▶ **Dataset section**

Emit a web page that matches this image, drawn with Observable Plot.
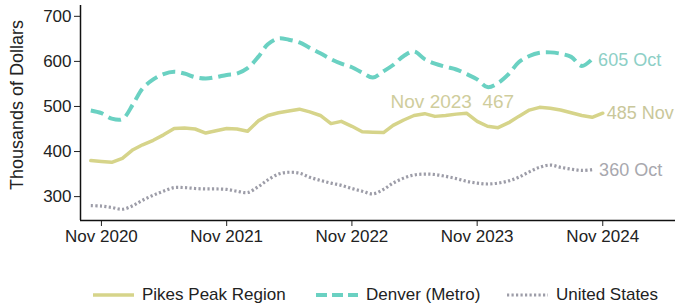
<!DOCTYPE html>
<html><head><meta charset="utf-8">
<script src="https://cdn.jsdelivr.net/npm/d3@7"></script>
<script src="https://cdn.jsdelivr.net/npm/@observablehq/plot@0.6"></script>
<style>
body{margin:0;background:#fff;font-family:"Liberation Sans",Arial,sans-serif}
#chart{position:relative;width:679px;background:#fff}
.legend{position:relative;height:43px;font-size:17px;color:#222}
.item{position:absolute;top:23px;display:flex;align-items:center;height:20px;white-space:nowrap}
.item svg{margin-right:8px}
</style></head><body><div id="chart"></div>
<script>
const seriesNames = ["Pikes Peak Region", "Denver (Metro)", "United States"];
const seriesColors = ["#d6d48a", "#6ad1c2", "#9d9da8"];
const labelColors = ["#c9c79a", "#8dcfc6", "#a8a8ae"];
const startMonth = "2020-10-01";
const pikesValues = [380,378,376,
  385,404,415,425,437,451,452,450,441,446,451,450,
  445,468,480,486,490,494,488,480,462,467,456,444,
  443,442,458,470,480,484,478,480,483,485,467,456,
  453,464,478,492,498,496,492,486,480,476,485];
const denverValues = [491,485,473,
  472,505,540,560,572,577,573,565,562,565,570,573,
  585,610,638,651,648,642,630,618,605,595,587,575,
  564,578,592,612,622,605,595,588,582,572,560,543,
  552,572,598,612,619,620,617,610,590,605];
const usValues = [280,279,276,
  272,280,292,303,312,320,320,318,317,317,316,312,
  309,322,337,350,354,352,343,336,330,325,318,312,
  306,316,330,341,348,350,349,345,340,334,330,328,
  330,335,343,355,365,370,365,361,358,360];
const yTicks = [300,400,500,600,700];
const xTickLabels = ["Nov 2020","Nov 2021","Nov 2022","Nov 2023","Nov 2024"];
const yDomain = [247, 724];
const xDomain = ["2020-09-01", "2025-06-01"];
const yTitle = "Thousands of Dollars";
const annotation = {date: "2023-11-01", value: 467, label: "Nov 2023"};

const parse = d3.utcParse("%Y-%m-%d");
const s0 = parse(startMonth);
const toRows = vals => vals.map((v, i) => ({date: d3.utcMonth.offset(s0, i), value: v}));
const pikes = toRows(pikesValues), denver = toRows(denverValues), us = toRows(usValues);
const xTicks = xTickLabels.map(d3.utcParse("%b %Y"));
const fmtMon = d3.utcFormat("%b");
const font = "Liberation Sans, Arial, sans-serif";

const chart = Plot.plot({
  width: 679, height: 262,
  marginLeft: 80, marginRight: 4, marginTop: 5, marginBottom: 42,
  style: {fontFamily: font, fontSize: "17px", color: "#222", background: "#fff"},
  x: {type: "utc", domain: xDomain.map(parse)},
  y: {domain: yDomain},
  marks: [
    Plot.axisY({ticks: yTicks, tickSize: 6, tickPadding: 3, label: null, fontSize: 17, stroke: "#222"}),
    Plot.axisX({ticks: xTicks, tickFormat: d3.utcFormat("%b %Y"), tickSize: 6, tickPadding: 3, label: null, fontSize: 17, stroke: "#222"}),
    Plot.ruleX([parse(xDomain[0])], {stroke: "#111", strokeWidth: 1.5}),
    Plot.ruleY([yDomain[0]], {stroke: "#111", strokeWidth: 1.5}),
    Plot.text([yTitle], {frameAnchor: "left", textAnchor: "middle", dx: -63, dy: -8, rotate: -90, fontSize: 18, fill: "#222", text: d => d}),
    Plot.line(us, {x: "date", y: "value", stroke: seriesColors[2], strokeWidth: 3.2, strokeDasharray: "2.2,2.3", strokeLinecap: "butt", curve: "catmull-rom"}),
    Plot.line(pikes, {x: "date", y: "value", stroke: seriesColors[0], strokeWidth: 3.5, curve: "linear"}),
    Plot.line(denver, {x: "date", y: "value", stroke: seriesColors[1], strokeWidth: 4, strokeDasharray: "13,6", strokeLinecap: "butt", curve: "catmull-rom"}),
    Plot.text([denver.at(-1)], {x: "date", y: "value", text: d => `${d.value} ${fmtMon(d.date)}`, textAnchor: "start", dx: 6, dy: 1, fill: labelColors[1], fontSize: 18}),
    Plot.text([pikes.at(-1)], {x: "date", y: "value", text: d => `${d.value} ${fmtMon(d.date)}`, textAnchor: "start", dx: 4, dy: 0, fill: labelColors[0], fontSize: 18}),
    Plot.text([us.at(-1)], {x: "date", y: "value", text: d => `${d.value} ${fmtMon(d.date)}`, textAnchor: "start", dx: 7, dy: 1, fill: labelColors[2], fontSize: 18}),
    Plot.text([annotation], {x: d => parse(d.date), y: "value", text: d => `${d.label}\u00a0\u00a0${d.value}`, textAnchor: "end", dx: 37, dy: -19, fill: "#cfcd9c", fontSize: 19})
  ]
});
const root = document.getElementById("chart");
root.appendChild(chart);

const legend = document.createElement("div");
legend.className = "legend";
const lefts = [93, 316, 507];
const dashes = ["none", "11,5", "2.2,2.3"];
const widths = [3.5, 4, 3.2];
seriesNames.forEach((name, i) => {
  const it = document.createElement("div");
  it.className = "item";
  it.style.left = lefts[i] + "px";
  const sw = i === 1 ? 42 : 41;
  it.innerHTML = `<svg width="${sw}" height="8"><line x1="0" y1="4" x2="${sw}" y2="4" stroke="${seriesColors[i]}" stroke-width="${widths[i]}" stroke-dasharray="${dashes[i]}"/></svg><span>${name}</span>`;
  legend.appendChild(it);
});
root.appendChild(legend);
</script></body></html>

▶ **What the task asks**
Set the pictures aside and transcribe the data above exactly.

▶ **Output**
Emit a web page that matches this image, drawn with Observable Plot.
<!DOCTYPE html>
<html><head><meta charset="utf-8">
<script src="https://cdn.jsdelivr.net/npm/d3@7"></script>
<script src="https://cdn.jsdelivr.net/npm/@observablehq/plot@0.6"></script>
<style>
body{margin:0;background:#fff;font-family:"Liberation Sans",Arial,sans-serif}
#chart{position:relative;width:679px;background:#fff}
.legend{position:relative;height:43px;font-size:17px;color:#222}
.item{position:absolute;top:23px;display:flex;align-items:center;height:20px;white-space:nowrap}
.item svg{margin-right:8px}
</style></head><body><div id="chart"></div>
<script>
const seriesNames = ["Pikes Peak Region", "Denver (Metro)", "United States"];
const seriesColors = ["#d6d48a", "#6ad1c2", "#9d9da8"];
const labelColors = ["#c9c79a", "#8dcfc6", "#a8a8ae"];
const startMonth = "2020-10-01";
const pikesValues = [380,378,376,
  385,404,415,425,437,451,452,450,441,446,451,450,
  445,468,480,486,490,494,488,480,462,467,456,444,
  443,442,458,470,480,484,478,480,483,485,467,456,
  453,464,478,492,498,496,492,486,480,476,485];
const denverValues = [491,485,473,
  472,505,540,560,572,577,573,565,562,565,570,573,
  585,610,638,651,648,642,630,618,605,595,587,575,
  564,578,592,612,622,605,595,588,582,572,560,543,
  552,572,598,612,619,620,617,610,590,605];
const usValues = [280,279,276,
  272,280,292,303,312,320,320,318,317,317,316,312,
  309,322,337,350,354,352,343,336,330,325,318,312,
  306,316,330,341,348,350,349,345,340,334,330,328,
  330,335,343,355,365,370,365,361,358,360];
const yTicks = [300,400,500,600,700];
const xTickLabels = ["Nov 2020","Nov 2021","Nov 2022","Nov 2023","Nov 2024"];
const yDomain = [247, 724];
const xDomain = ["2020-09-01", "2025-06-01"];
const yTitle = "Thousands of Dollars";
const annotation = {date: "2023-11-01", value: 467, label: "Nov 2023"};

const parse = d3.utcParse("%Y-%m-%d");
const s0 = parse(startMonth);
const toRows = vals => vals.map((v, i) => ({date: d3.utcMonth.offset(s0, i), value: v}));
const pikes = toRows(pikesValues), denver = toRows(denverValues), us = toRows(usValues);
const xTicks = xTickLabels.map(d3.utcParse("%b %Y"));
const fmtMon = d3.utcFormat("%b");
const font = "Liberation Sans, Arial, sans-serif";

const chart = Plot.plot({
  width: 679, height: 262,
  marginLeft: 80, marginRight: 4, marginTop: 5, marginBottom: 42,
  style: {fontFamily: font, fontSize: "17px", color: "#222", background: "#fff"},
  x: {type: "utc", domain: xDomain.map(parse)},
  y: {domain: yDomain},
  marks: [
    Plot.axisY({ticks: yTicks, tickSize: 6, tickPadding: 3, label: null, fontSize: 17, stroke: "#222"}),
    Plot.axisX({ticks: xTicks, tickFormat: d3.utcFormat("%b %Y"), tickSize: 6, tickPadding: 3, label: null, fontSize: 17, stroke: "#222"}),
    Plot.ruleX([parse(xDomain[0])], {stroke: "#111", strokeWidth: 1.5}),
    Plot.ruleY([yDomain[0]], {stroke: "#111", strokeWidth: 1.5}),
    Plot.text([yTitle], {frameAnchor: "left", textAnchor: "middle", dx: -63, dy: -8, rotate: -90, fontSize: 18, fill: "#222", text: d => d}),
    Plot.line(us, {x: "date", y: "value", stroke: seriesColors[2], strokeWidth: 3.2, strokeDasharray: "2.2,2.3", strokeLinecap: "butt", curve: "catmull-rom"}),
    Plot.line(pikes, {x: "date", y: "value", stroke: seriesColors[0], strokeWidth: 3.5, curve: "linear"}),
    Plot.line(denver, {x: "date", y: "value", stroke: seriesColors[1], strokeWidth: 4, strokeDasharray: "13,6", strokeLinecap: "butt", curve: "catmull-rom"}),
    Plot.text([denver.at(-1)], {x: "date", y: "value", text: d => `${d.value} ${fmtMon(d.date)}`, textAnchor: "start", dx: 6, dy: 1, fill: labelColors[1], fontSize: 18}),
    Plot.text([pikes.at(-1)], {x: "date", y: "value", text: d => `${d.value} ${fmtMon(d.date)}`, textAnchor: "start", dx: 4, dy: 0, fill: labelColors[0], fontSize: 18}),
    Plot.text([us.at(-1)], {x: "date", y: "value", text: d => `${d.value} ${fmtMon(d.date)}`, textAnchor: "start", dx: 7, dy: 1, fill: labelColors[2], fontSize: 18}),
    Plot.text([annotation], {x: d => parse(d.date), y: "value", text: d => `${d.label}\u00a0\u00a0${d.value}`, textAnchor: "end", dx: 37, dy: -19, fill: "#cfcd9c", fontSize: 19})
  ]
});
const root = document.getElementById("chart");
root.appendChild(chart);

const legend = document.createElement("div");
legend.className = "legend";
const lefts = [93, 316, 507];
const dashes = ["none", "11,5", "2.2,2.3"];
const widths = [3.5, 4, 3.2];
seriesNames.forEach((name, i) => {
  const it = document.createElement("div");
  it.className = "item";
  it.style.left = lefts[i] + "px";
  const sw = i === 1 ? 42 : 41;
  it.innerHTML = `<svg width="${sw}" height="8"><line x1="0" y1="4" x2="${sw}" y2="4" stroke="${seriesColors[i]}" stroke-width="${widths[i]}" stroke-dasharray="${dashes[i]}"/></svg><span>${name}</span>`;
  legend.appendChild(it);
});
root.appendChild(legend);
</script></body></html>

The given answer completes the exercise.